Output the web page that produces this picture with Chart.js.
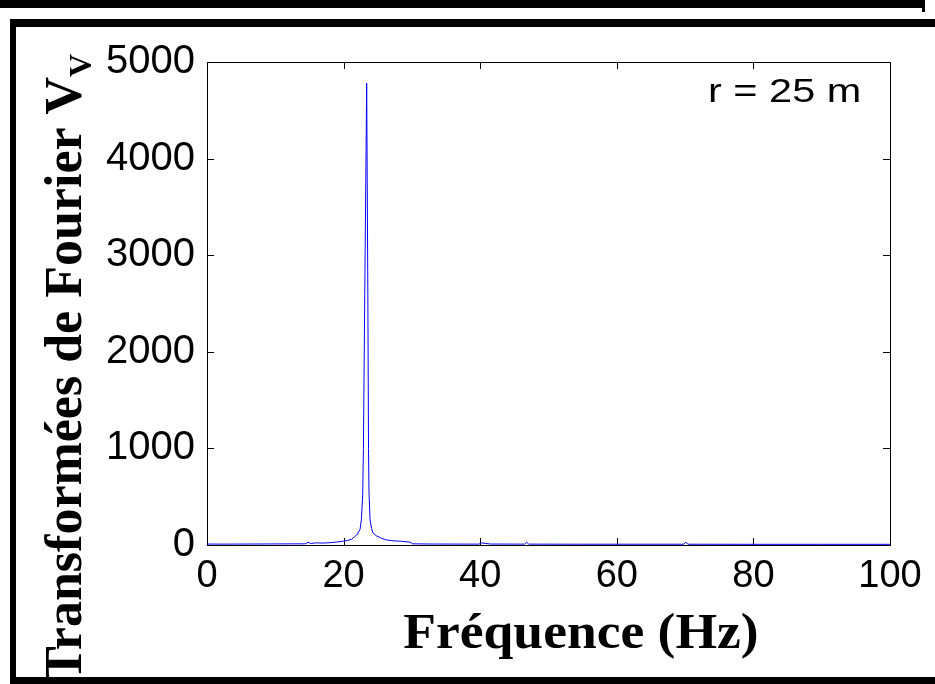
<!DOCTYPE html>
<html>
<head>
<meta charset="utf-8">
<script src="https://cdn.jsdelivr.net/npm/chart.js@4.4.1/dist/chart.umd.min.js"></script>
<style>
    html, body { margin: 0; padding: 0; background: #fff; }
    #wrap { width: 935px; height: 684px; }
</style>
</head>
<body>
<div id="wrap"><canvas id="fftChart" width="935" height="684"></canvas></div>
<script>
// spectrum (Hz, amplitude)
const freqs = [0, 2, 6, 10, 14.4, 14.8, 15.2, 16, 17, 18, 19, 20, 20.6, 21.2, 21.6, 22.0, 22.1, 22.4, 22.6, 22.8, 22.9, 23.1, 23.38,
    23.55, 23.65, 23.72, 23.87, 24.1, 24.3, 24.8, 25.4, 26.1, 27, 28.5, 29.7, 30.1, 33, 39.8, 40.2, 41, 41.5, 46.5, 46.8, 47.1,
    55, 69.8, 70.1, 70.4, 80, 90, 100];
const amps = [10, 9, 10, 11, 12, 28, 16, 22, 20, 24, 30, 40, 48, 60, 85, 110, 125, 160, 260, 520, 1000, 2600, 4780,
    2600, 1000, 540, 260, 170, 125, 95, 75, 55, 45, 38, 30, 12, 10, 9, 22, 14, 10, 9, 28, 9,
    8, 8, 30, 8, 7, 7, 7];

const xTicks = [0, 20, 40, 60, 80, 100];
const yTicks = [0, 1000, 2000, 3000, 4000, 5000];
const xTitle = 'Fréquence (Hz)';
const yTitle = 'Transformées de Fourier V';
const yTitleSub = 'V';
const note = 'r = 25 m';

const sansFont = "'Liberation Sans', Arial, sans-serif";
const serifFont = "'Liberation Serif', 'Times New Roman', serif";

// box, inward ticks, titles, annotation and the outer frame
const decorations = {
    id: 'decorations',
    beforeDatasetsDraw(chart) {
        const ctx = chart.ctx;
        const a = chart.chartArea;
        const xs = chart.scales.x;
        const ys = chart.scales.y;
        ctx.save();
        ctx.strokeStyle = '#000';
        ctx.lineWidth = 1;
        ctx.strokeRect(a.left + 0.5, a.top + 0.5, a.right - a.left, a.bottom - a.top);
        ctx.beginPath();
        xs.ticks.forEach(t => {
            const px = Math.round(xs.getPixelForValue(t.value)) + 0.5;
            ctx.moveTo(px, a.bottom);
            ctx.lineTo(px, a.bottom - 7);
            ctx.moveTo(px, a.top);
            ctx.lineTo(px, a.top + 7);
        });
        ys.ticks.forEach(t => {
            const py = Math.round(ys.getPixelForValue(t.value)) + 0.5;
            ctx.moveTo(a.left, py);
            ctx.lineTo(a.left + 7, py);
            ctx.moveTo(a.right, py);
            ctx.lineTo(a.right - 7, py);
        });
        ctx.stroke();
        ctx.restore();
    },
    afterDraw(chart) {
        const ctx = chart.ctx;
        ctx.save();
        ctx.fillStyle = '#000';
        ctx.textBaseline = 'alphabetic';

        // the source picture is a little stretched sideways
        ctx.font = '34px ' + sansFont;
        ctx.textAlign = 'left';
        ctx.setTransform(1.22, 0, 0, 1, 708, 102);
        ctx.fillText(note, 0, 0);

        ctx.font = 'bold 51px ' + serifFont;
        ctx.textAlign = 'center';
        ctx.setTransform(1.05, 0, 0, 1, 581, 648);
        ctx.fillText(xTitle, 0, 0);

        ctx.setTransform(1, 0, 0, 1, 81, 681);
        ctx.rotate(-Math.PI / 2);
        ctx.textAlign = 'left';
        ctx.font = 'bold 52px ' + serifFont;
        ctx.fillText(yTitle, 0, 0);
        const w = ctx.measureText(yTitle).width;
        ctx.font = 'bold 32px ' + serifFont;
        ctx.fillText(yTitleSub, w, 10);
        ctx.setTransform(1, 0, 0, 1, 0, 0);

        // outer frame
        ctx.fillRect(0, 0, 925, 8);
        ctx.fillRect(922, 0, 3, 12);
        ctx.fillRect(10, 19, 925, 8);
        ctx.fillRect(10, 19, 6, 665);
        ctx.fillRect(10, 677, 925, 7);
        ctx.restore();
    }
};

new Chart(document.getElementById('fftChart'), {
    type: 'line',
    data: {
        datasets: [{
            data: freqs.map((f, i) => ({ x: f, y: amps[i] })),
            borderColor: 'rgb(0, 0, 255)',
            borderWidth: 1,
            pointRadius: 0,
            tension: 0,
            fill: false
        }]
    },
    options: {
        responsive: false,
        animation: false,
        devicePixelRatio: 1,
        layout: { padding: { left: 0, top: 62, right: 45, bottom: 0 } },
        plugins: { legend: { display: false }, tooltip: { enabled: false } },
        scales: {
            x: {
                type: 'linear',
                min: 0,
                max: 100,
                afterFit: (scale) => { scale.height = 139; },
                afterBuildTicks: (scale) => { scale.ticks = xTicks.map(v => ({ value: v })); },
                grid: { display: false },
                border: { display: false },
                ticks: {
                    color: '#000',
                    font: { family: sansFont, size: 38 },
                    padding: 1,
                    maxRotation: 0,
                    autoSkip: false,
                    callback: (v) => String(v)
                }
            },
            y: {
                type: 'linear',
                min: 0,
                max: 5000,
                afterFit: (scale) => { scale.width = 207; },
                afterBuildTicks: (scale) => { scale.ticks = yTicks.map(v => ({ value: v })); },
                grid: { display: false },
                border: { display: false },
                ticks: {
                    color: '#000',
                    font: { family: sansFont, size: 40 },
                    padding: 4,
                    autoSkip: false,
                    callback: (v) => String(v)
                }
            }
        }
    },
    plugins: [decorations]
});
</script>
</body>
</html>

What is required
Could you repeat all of the material exactly? Pictures should not be copied.

Solution for this task
Output the web page that produces this picture with Chart.js.
<!DOCTYPE html>
<html>
<head>
<meta charset="utf-8">
<script src="https://cdn.jsdelivr.net/npm/chart.js@4.4.1/dist/chart.umd.min.js"></script>
<style>
    html, body { margin: 0; padding: 0; background: #fff; }
    #wrap { width: 935px; height: 684px; }
</style>
</head>
<body>
<div id="wrap"><canvas id="fftChart" width="935" height="684"></canvas></div>
<script>
// spectrum (Hz, amplitude)
const freqs = [0, 2, 6, 10, 14.4, 14.8, 15.2, 16, 17, 18, 19, 20, 20.6, 21.2, 21.6, 22.0, 22.1, 22.4, 22.6, 22.8, 22.9, 23.1, 23.38,
    23.55, 23.65, 23.72, 23.87, 24.1, 24.3, 24.8, 25.4, 26.1, 27, 28.5, 29.7, 30.1, 33, 39.8, 40.2, 41, 41.5, 46.5, 46.8, 47.1,
    55, 69.8, 70.1, 70.4, 80, 90, 100];
const amps = [10, 9, 10, 11, 12, 28, 16, 22, 20, 24, 30, 40, 48, 60, 85, 110, 125, 160, 260, 520, 1000, 2600, 4780,
    2600, 1000, 540, 260, 170, 125, 95, 75, 55, 45, 38, 30, 12, 10, 9, 22, 14, 10, 9, 28, 9,
    8, 8, 30, 8, 7, 7, 7];

const xTicks = [0, 20, 40, 60, 80, 100];
const yTicks = [0, 1000, 2000, 3000, 4000, 5000];
const xTitle = 'Fréquence (Hz)';
const yTitle = 'Transformées de Fourier V';
const yTitleSub = 'V';
const note = 'r = 25 m';

const sansFont = "'Liberation Sans', Arial, sans-serif";
const serifFont = "'Liberation Serif', 'Times New Roman', serif";

// box, inward ticks, titles, annotation and the outer frame
const decorations = {
    id: 'decorations',
    beforeDatasetsDraw(chart) {
        const ctx = chart.ctx;
        const a = chart.chartArea;
        const xs = chart.scales.x;
        const ys = chart.scales.y;
        ctx.save();
        ctx.strokeStyle = '#000';
        ctx.lineWidth = 1;
        ctx.strokeRect(a.left + 0.5, a.top + 0.5, a.right - a.left, a.bottom - a.top);
        ctx.beginPath();
        xs.ticks.forEach(t => {
            const px = Math.round(xs.getPixelForValue(t.value)) + 0.5;
            ctx.moveTo(px, a.bottom);
            ctx.lineTo(px, a.bottom - 7);
            ctx.moveTo(px, a.top);
            ctx.lineTo(px, a.top + 7);
        });
        ys.ticks.forEach(t => {
            const py = Math.round(ys.getPixelForValue(t.value)) + 0.5;
            ctx.moveTo(a.left, py);
            ctx.lineTo(a.left + 7, py);
            ctx.moveTo(a.right, py);
            ctx.lineTo(a.right - 7, py);
        });
        ctx.stroke();
        ctx.restore();
    },
    afterDraw(chart) {
        const ctx = chart.ctx;
        ctx.save();
        ctx.fillStyle = '#000';
        ctx.textBaseline = 'alphabetic';

        // the source picture is a little stretched sideways
        ctx.font = '34px ' + sansFont;
        ctx.textAlign = 'left';
        ctx.setTransform(1.22, 0, 0, 1, 708, 102);
        ctx.fillText(note, 0, 0);

        ctx.font = 'bold 51px ' + serifFont;
        ctx.textAlign = 'center';
        ctx.setTransform(1.05, 0, 0, 1, 581, 648);
        ctx.fillText(xTitle, 0, 0);

        ctx.setTransform(1, 0, 0, 1, 81, 681);
        ctx.rotate(-Math.PI / 2);
        ctx.textAlign = 'left';
        ctx.font = 'bold 52px ' + serifFont;
        ctx.fillText(yTitle, 0, 0);
        const w = ctx.measureText(yTitle).width;
        ctx.font = 'bold 32px ' + serifFont;
        ctx.fillText(yTitleSub, w, 10);
        ctx.setTransform(1, 0, 0, 1, 0, 0);

        // outer frame
        ctx.fillRect(0, 0, 925, 8);
        ctx.fillRect(922, 0, 3, 12);
        ctx.fillRect(10, 19, 925, 8);
        ctx.fillRect(10, 19, 6, 665);
        ctx.fillRect(10, 677, 925, 7);
        ctx.restore();
    }
};

new Chart(document.getElementById('fftChart'), {
    type: 'line',
    data: {
        datasets: [{
            data: freqs.map((f, i) => ({ x: f, y: amps[i] })),
            borderColor: 'rgb(0, 0, 255)',
            borderWidth: 1,
            pointRadius: 0,
            tension: 0,
            fill: false
        }]
    },
    options: {
        responsive: false,
        animation: false,
        devicePixelRatio: 1,
        layout: { padding: { left: 0, top: 62, right: 45, bottom: 0 } },
        plugins: { legend: { display: false }, tooltip: { enabled: false } },
        scales: {
            x: {
                type: 'linear',
                min: 0,
                max: 100,
                afterFit: (scale) => { scale.height = 139; },
                afterBuildTicks: (scale) => { scale.ticks = xTicks.map(v => ({ value: v })); },
                grid: { display: false },
                border: { display: false },
                ticks: {
                    color: '#000',
                    font: { family: sansFont, size: 38 },
                    padding: 1,
                    maxRotation: 0,
                    autoSkip: false,
                    callback: (v) => String(v)
                }
            },
            y: {
                type: 'linear',
                min: 0,
                max: 5000,
                afterFit: (scale) => { scale.width = 207; },
                afterBuildTicks: (scale) => { scale.ticks = yTicks.map(v => ({ value: v })); },
                grid: { display: false },
                border: { display: false },
                ticks: {
                    color: '#000',
                    font: { family: sansFont, size: 40 },
                    padding: 4,
                    autoSkip: false,
                    callback: (v) => String(v)
                }
            }
        }
    },
    plugins: [decorations]
});
</script>
</body>
</html>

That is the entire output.